Matthew Garrett, PharmD Candidate 2015 Mercer University College of Pharmacy
The American Cancer Society estimates that there will be 62,450 new cases of thyroid cancer in the year 2015.1 More than 90% of thyroid cancer diagnosis are classified as differentiated thyroid cancer, which is highly treatable with surgery and radioactive iodine.2 About 10%-20% of patients will have a reoccurrence of thyroid cancer. Surgery and radioactive iodine are used to treat the reoccurring cancer, but sometimes the cancer is nonresectable and nonresponsive to radioactive iodine. Lenvatinib is a new drug in phase 3 trials with an indication for the treatment of differentiated thyroid cancer. Lenvatinib is a multi-targeted kinase inhibitor that targets vascular endothelial growth factor receptors (VEGFR), fibroblast growth factor receptor (FGFR), and platelet derived growth factor receptors (PDGFR).3
|Title: Lenvatinib versus Placebo in Radioiodine-Refractory Thyroid Cancer4|
|Design||Phase 3, randomized, double-blind, multicenter study|
|Objective||To study the efficacy of lenvatinib radioiodine-refractory thyroid cancer|
|Study groups||Lenvatinib group and placebo group|
|Methods||This study had 392 patients from 21 countries were randomly in a 2:1 ratio assigned to receive 24 mg once daily lenvatinib (261 patients) or placebo (131 patients). The authors designed this study to have 90% power to detect a 75% improvement in progression-free survival with lenvatinib versus the placebo group. Throughout the study, safety assessments were performed and included recording of symptoms and vital signs. The authors also performed safety assessments with electrocardiography, echocardiography (including LEVF), hematologic and biochemical laboratory testing, and urinalysis. Tumor assessments were done every 8 weeks in the randomization phase and every 12 weeks in the extension phase.|
|Duration||5 months||Primary Outcome Measure||The primary end point was progression-free survival, which was defined as the time from randomization to the first documentation of disease progression by independent radiologic review or to death, in the intention-to-treat population.|
|Baseline Characteristics||Median age: 64 (lenvatinib) and 61 (placebo)
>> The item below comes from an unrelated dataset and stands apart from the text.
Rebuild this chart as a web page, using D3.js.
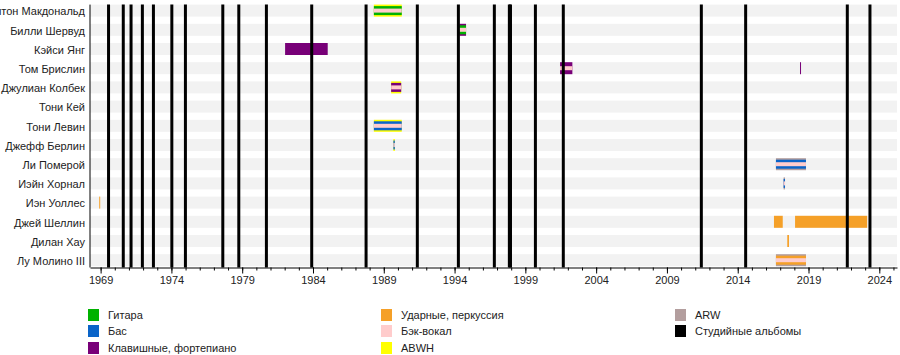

Bone mets: 104 (lenvatinib) and 48 (placebo)
Pulm mets: 226 (lenvatinib) and 124 (placebo)
|Results||From the 392 patients, 202 patients had disease progression (93 [35.6%] in and 109 [83.2%] in the placebo group), and 18 patients had died before disease progression (14 in the lenvatinib group and 4 in the placebo group). The median progression free survival was 18.3 months (95% CI, 15.1 to not estimable) with lenvatinib as compared with 3.6 months (95% CI, 2.2 to 3.7) with placebo (hazard ratio for progression or death, 0.21; 99% CI, 0.14 to 0.31; P<0.001)|
|Adverse Events||Common Adverse Events: hypertension 67.8%, diarrhea 59.4%, fatigue 59%, weight loss 46.4%, nausea 41%|
|Serious Adverse Events: pulmonary embolism 2.7%, renal failure 4.2%, gastrointestinal fistula 1.5%|
|Percentage that Discontinued due to Adverse Evens: lenvatinib 14.2% and placebo 2.3%|
|Study Author Conclusions||This study showed that lenvatinib, as compared with placebo, was associated with significant prolongation of progression-free survival and an improved response rate (64.8% vs. 1.5%) among patients with iodine-131–refractory
differentiated thyroid cancer. Toxic effects of therapy were considerable, and most toxic effects were managed with dose modification and medical therapy.
This study was able to show that lenvatinib can prolong progression-free survival in patients with non-responsive thyroid cancer. Lenvatinib has become approved by the FDA as of 02/17/2015 for thyroid cancer.
1. Cancer.org. What are the key statistics about thyroid cancer?. 2015. Available at: http://www.cancer.org/cancer/thyroidcancer/detailedguide/thyroid-cancer-key-statistics. Accessed February 18, 2015.
2. Medscape.com. Managing Radioactive Iodine-Refractory Thyroid Cancer. 2015. Available at: http://www.medscape.com/viewarticle/824261. Accessed February 18, 2015.
3. Glen H, Mason S, Patel H, Macleod K, Brunton VG. E7080, a multi-targeted tyrosine kinase inhibitor suppresses tumor cell migration and invasion. BMC Cancer. 2011;11:309.
4. Taylor M, Kim S, Krzyzanowska M. Lenvatinib versus Placebo in Radioiodine-Refractory Thyroid Cancer. New England Journal of Medicine. 2015;372(7):621-630. doi:10.1056/nejmoa1406470.